В.В. Набоков 20 мая 1942
Из письма Набокова от 20 мая 1942 г. В этом письме Набоков приводит предсказание Ханусена, что Гитлер должен умереть 23 мая 1942 г. Позднее в том же году Алданов в статье "Предсказание П.Н. Дурново" помянет, что громадное большинство предсказаний не сбывалось и что циничный Клемансо учил молодых журналистов: "Предсказывать нужно только то, что уже было".
Набоков пишет:
"...было бы очень жаль, если б журнал прекратился. Мне кажется, что если хоть одна строка в любом журнале хороша, то этим самым он не только оправдан, но и освящен. А в Вашем журнале много прекрасного. Вы спрашиваете, кого я бы выбрал из беллетристов. Тех же, что и Вы. Я только против беллетристающих дам. В худшей бунинской вещи есть всегда строки, "исполненные прелести неизъяснимой", как выражались и пушкинскую пору; и месяц, которое Вы цитируете, как раз к ним и принадлежит. Это и есть его поэтический дар. Вы совершенно неправы, говоря, что "почти все классические произведения нашей литературы в композиционном отношении не очень хороши и не новы". А "Шинель"? А "Дама с собачкой"? А "Петербург"? Да, мэа кульпа[28], смерть Эммы (кроме ненужного появления д-ра № 3, родителя самого автора, проливающего автобиографическую слезу) непревзойденно хороша. В общую "жизненную правду" я не верю; по-моему, у каждой жизни своя правда и у каждого писателя своя правда.
Нет, не боюсь за Вас, "жанр" Лукина останется его собственностью. Я оценил композиционный озноб Тамарина[29], пробирающийся через всю главу. И "грозно-апоплексическая шея" в бальном отрывке великолепна. У меня одна-единственная придирка: нельзя "кататься" верхом. Я раз допустил эту ошибку, и меня огрел знакомый лошадник.
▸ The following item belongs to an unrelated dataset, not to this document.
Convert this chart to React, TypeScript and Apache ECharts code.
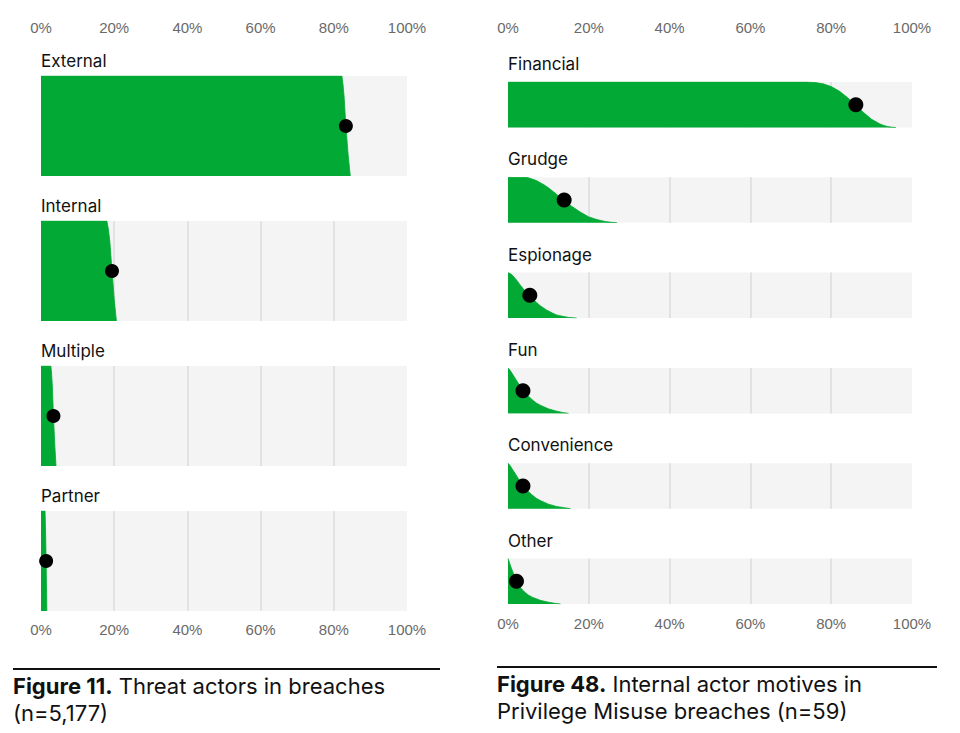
import React, { useEffect, useRef } from "react";
import * as echarts from "echarts";

// ---------- DATA ----------
const leftCategories = ["External", "Internal", "Multiple", "Partner"];
const leftMedians = [83.3, 19.4, 3.4, 1.4];
const externalCurve = [[0, 1], [82.2, 1], [82.5, 0.92], [82.8, 0.8], [83.3, 0.5], [83.9, 0.22], [84.5, 0]];
const internalCurve = [[0, 1], [18.0, 1], [18.4, 0.92], [18.8, 0.8], [19.4, 0.5], [20.0, 0.22], [20.6, 0]];
const multipleCurve = [[0, 1], [2.7, 1], [2.9, 0.92], [3.1, 0.8], [3.4, 0.5], [3.75, 0.22], [4.1, 0]];
const partnerCurve = [[0, 1], [1.1, 1], [1.25, 0.8], [1.4, 0.5], [1.6, 0]];
const leftCurves = [externalCurve, internalCurve, multipleCurve, partnerCurve];

const rightCategories = ["Financial", "Grudge", "Espionage", "Fun", "Convenience", "Other"];
const rightMedians = [86.1, 13.9, 5.4, 3.7, 3.7, 2.1];
const financialCurve = [[0, 1], [74, 1], [76, 0.99], [78, 0.96], [80, 0.9], [82, 0.8], [84, 0.66], [86, 0.5], [88, 0.33], [90, 0.18], [92, 0.08], [93, 0.045], [94, 0.02], [95, 0.007], [96, 0]];
const grudgeCurve = [[0, 1], [4, 1], [5, 0.99], [6, 0.96], [7, 0.93], [8, 0.88], [9, 0.83], [10, 0.77], [12, 0.63], [14, 0.48], [16, 0.35], [18, 0.23], [20, 0.13], [22, 0.07], [24, 0.03], [25.5, 0.012], [27, 0]];
const espionageCurve = [[0, 1], [0.5, 0.98], [1, 0.95], [2, 0.85], [3, 0.73], [4, 0.62], [5, 0.52], [6, 0.43], [7, 0.35], [8, 0.27], [9.5, 0.18], [11, 0.11], [12, 0.07], [13.5, 0.04], [15, 0.015], [17, 0]];
const funCurve = [[0, 1], [0.5, 0.95], [1, 0.88], [2, 0.74], [3, 0.6], [4, 0.48], [5, 0.38], [6, 0.3], [7, 0.23], [8, 0.18], [10, 0.1], [12, 0.05], [13.5, 0.02], [15, 0]];
const convenienceCurve = [[0, 1], [0.5, 0.95], [1, 0.88], [2, 0.74], [3, 0.6], [4, 0.48], [5, 0.38], [6, 0.3], [7, 0.23], [8, 0.18], [10, 0.1], [12, 0.05], [14, 0.02], [15.5, 0]];
const otherCurve = [[0, 1], [0.5, 0.87], [1, 0.75], [2, 0.52], [3, 0.37], [4, 0.27], [5, 0.2], [6, 0.15], [8, 0.08], [10, 0.04], [11.5, 0.015], [13, 0]];
const rightCurves = [financialCurve, grudgeCurve, espionageCurve, funCurve, convenienceCurve, otherCurve];

const tickValues = [0, 20, 40, 60, 80, 100];
const leftCaption = ["{b|Figure 11.} Threat actors in breaches", "(n=5,177)"];
const rightCaption = ["{b|Figure 48.} Internal actor motives in", "Privilege Misuse breaches (n=59)"];

// ---------- STYLE / LAYOUT ----------
const FONT = "'Liberation Sans', Arial, Helvetica, sans-serif";
const LABEL_FONT = "Inter, 'Liberation Sans', Arial, sans-serif";
const GREEN = "#02a934";
const BG = "#f4f4f4";
const GRIDLINE = "#dcdcdc";
const TICK = "#6a6a6a";

const panels = [
  { cats: leftCategories, medians: leftMedians, curves: leftCurves, left: 41, width: 366, top0: 76, step: 145, height: 100, labelGap: 14, topMargin: 41, bottomMargin: 11, dot: 14, caption: leftCaption, capX: 13, lineX1: 13, lineX2: 440, lineY: 669, capY: 672 },
  { cats: rightCategories, medians: rightMedians, curves: rightCurves, left: 508, width: 404, top0: 82, step: 95.3, height: 45.5, labelGap: 16.5, topMargin: 47, bottomMargin: 12, dot: 15, caption: rightCaption, capX: 497, lineX1: 497, lineX2: 937, lineY: 667, capY: 670 },
];

export default function App() {
  const ref = useRef<HTMLDivElement>(null);
  useEffect(() => {
    if (!ref.current) return;
    const chart = echarts.init(ref.current, undefined, { renderer: "svg" });
    const grid: any[] = [];
    const xAxis: any[] = [];
    const yAxis: any[] = [];
    const series: any[] = [];
    const graphic: any[] = [];
    let idx = 0;
    panels.forEach((p) => {
      const n = p.cats.length;
      p.cats.forEach((cat, i) => {
        const top = p.top0 + i * p.step;
        grid.push({ left: p.left, width: p.width, top, height: p.height, show: true, backgroundColor: BG, borderWidth: 0, containLabel: false });
        const isFirst = i === 0;
        const isLast = i === n - 1;
        xAxis.push({
          type: "value",
          gridIndex: idx,
          min: 0,
          max: 100,
          interval: 20,
          position: isFirst ? "top" : "bottom",
          axisLine: { show: false },
          axisTick: { show: false },
          axisLabel: {
            show: isFirst || isLast,
            margin: isFirst ? p.topMargin : p.bottomMargin,
            color: TICK,
            fontSize: 15,
            fontFamily: FONT,
            formatter: (v: number) => (tickValues.includes(v) ? v + "%" : ""),
          },
          splitLine: {
            show: true,
            lineStyle: { color: ["transparent", GRIDLINE, GRIDLINE, GRIDLINE, GRIDLINE, "transparent"], width: 1.5 },
          },
        });
        yAxis.push({ type: "value", gridIndex: idx, min: 0, max: 1, show: false });
        series.push({
          type: "line",
          xAxisIndex: idx,
          yAxisIndex: idx,
          data: p.curves[i],
          smooth: false,
          showSymbol: false,
          symbol: "none",
          lineStyle: { width: 0.8, color: GREEN },
          areaStyle: { color: GREEN, opacity: 1 },
          z: 2,
          silent: true,
        });
        series.push({
          type: "scatter",
          xAxisIndex: idx,
          yAxisIndex: idx,
          data: [[p.medians[i], 0.5]],
          symbolSize: p.dot,
          itemStyle: { color: "#000", opacity: 1 },
          z: 3,
          silent: true,
        });
        graphic.push({
          type: "text",
          left: p.left,
          top: top - p.labelGap - 10,
          style: { text: cat, fontSize: 17, fontFamily: LABEL_FONT, fill: "#111" },
        });
        idx++;
      });
      graphic.push({
        type: "line",
        shape: { x1: p.lineX1, y1: p.lineY, x2: p.lineX2, y2: p.lineY },
        style: { stroke: "#111", lineWidth: 2 },
      });
      graphic.push({
        type: "text",
        x: p.capX,
        y: p.capY,
        style: {
          text: p.caption.join("\n"),
          fontSize: 22,
          lineHeight: 27,
          fontFamily: LABEL_FONT,
          fill: "#111",
          rich: {
            b: { fontSize: 22, lineHeight: 27, fontFamily: LABEL_FONT, fontWeight: "bold", fill: "#111" },
          },
        },
      });
    });

    chart.setOption({
      animation: false,
      backgroundColor: "#fff",
      textStyle: { fontFamily: FONT },
      grid,
      xAxis,
      yAxis,
      series,
      graphic,
    });
    return () => chart.dispose();
  }, []);
  return <div ref={ref} style={{ position: "absolute", left: 0, top: 0, width: 960, height: 733 }} />;
}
Я бы преспокойно напечатал смердящую рифму Блока, но зато указал бы пану Ледницкому, что "Возмездие" - поэма совершенно ничтожная ("мутные стихи", как выразилась как-то моя жена), фальшивая и безвкусная. Блок был тростник певучий но отнюдь не мыслящий. Бедный Ледницкий очень волновался, что не весь его понос выльется в этом номере, а придется додержать лучшую часть гороха и кипятка до следующего. "Там у меня нарастает главный пафоса" - крикнул он в отчаянии. Ужасно противная поэма, но "жида" я бы, конечно, не выпустил, это характерно для ментелити Блока. Я совершенно согласен с Вашей великолепной оценкой, но прибавил бы "полушаман" ("иль поразил твой мозг несчастный! грядущих войн ужасный вид:/ ночной летун, во мгле ненастной/ земле несущий динамит" Стихотворение Блока "Аэроплан"[30], кажется, 1911 г.)."
И еще раз пишет Набоков Алданову, отправляя ему стихи и жалуясь на низкий гонорар за "Русалку" от "Нового журнала", через три дня, 23 мая. Осенью он уходит из Уэльсли: "Впрочем, вероятно, к тому времени буду командовать эскадроном".
М.А. Алданов 31 мая 1942
Алданов отвечает 31 мая:
"Рад был Вашим неожиданным словам о Блоке. Я ему еще благодарен: если бы предыдущий стих кончался не словом "смердит", а, например, словом тароватый", то он, при тонкости его ума, вероятно, сказал бы жид пархатый". Вы приводите, однако, его звучные стихи об аэроплане как "полупророческие". Право, ничего пророческого в них не было. Вы этого можете не помнить, но я отлично помню, как не только в 1911 году, а много раньше, после полета Блерио, все фельетонисты газет описывали будущие ночные налеты на города, динамитные и зажигательные бомбы и т. п. Точно так же и "Скифы" с их гениальными мыслями ("вы вспарывайте животы друг другу, а мы посмотрим") были переложением статей в изданиях большевиков и левых эсеров после Брест-Литовского мира. А кощунственные пошлости о Христе во главе красноармейцев я слышал от Луначарского задолго до "Двенадцати", да и Луначарский это заимствовал у кого-то из польских романтиков. Все это не мешает, к несчастью, Блоку быть большим поэтом. (Здесь Алдановым в машинопись письма вставлены от руки две неразборчивых фразы. - А. Ч.)
Что касается смерти Эммы Бовари, то я, помнится, говорил Вам, что и мне эта сцена кажется изумительной. Но в отношении Толстого все же это не тот, по-моему, класс: "полутяжеловес" и "тяжеловес", вульгарно выражаясь, имею в виду самоубийство Анны, сцену в Мытищах, охоту Ростовых и пр. Думаю, что Флобер сам это почувствовал, когда прочел "Войну и мир", - это видно из его письма. Так Буалев - не Флобер, но очень недурной писатель, - прочитав впервые Пруста, сказал: "Моя жизнь не удалась: вот как я хотел писать".